#### Instructions for the task:
Copy each line with the word "React" in it.

#### Data excerpt:
============

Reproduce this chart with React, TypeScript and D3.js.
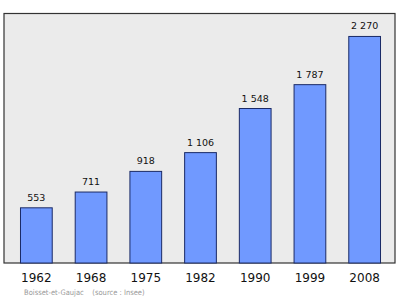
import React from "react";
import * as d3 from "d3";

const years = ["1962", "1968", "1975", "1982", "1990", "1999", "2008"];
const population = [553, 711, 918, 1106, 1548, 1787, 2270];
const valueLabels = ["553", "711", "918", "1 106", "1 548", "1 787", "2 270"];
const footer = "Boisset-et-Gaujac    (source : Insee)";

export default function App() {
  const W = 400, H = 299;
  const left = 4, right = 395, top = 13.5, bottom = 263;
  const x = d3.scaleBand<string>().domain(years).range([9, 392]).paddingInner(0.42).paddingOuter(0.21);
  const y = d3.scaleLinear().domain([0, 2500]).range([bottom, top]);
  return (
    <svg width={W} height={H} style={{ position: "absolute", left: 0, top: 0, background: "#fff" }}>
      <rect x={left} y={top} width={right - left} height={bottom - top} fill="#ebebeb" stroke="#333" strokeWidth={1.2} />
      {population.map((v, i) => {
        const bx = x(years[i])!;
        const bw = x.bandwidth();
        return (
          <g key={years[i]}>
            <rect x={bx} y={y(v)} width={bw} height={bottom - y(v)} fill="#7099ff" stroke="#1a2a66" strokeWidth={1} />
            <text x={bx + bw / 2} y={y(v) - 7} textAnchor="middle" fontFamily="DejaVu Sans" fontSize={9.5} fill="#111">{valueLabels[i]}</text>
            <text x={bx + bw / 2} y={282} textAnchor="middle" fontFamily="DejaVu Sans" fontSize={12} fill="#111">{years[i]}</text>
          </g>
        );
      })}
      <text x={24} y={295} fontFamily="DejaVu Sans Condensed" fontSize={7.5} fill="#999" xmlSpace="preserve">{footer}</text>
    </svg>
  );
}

============

#### Task result:
Reproduce this chart with React, TypeScript and D3.js.
import React from "react";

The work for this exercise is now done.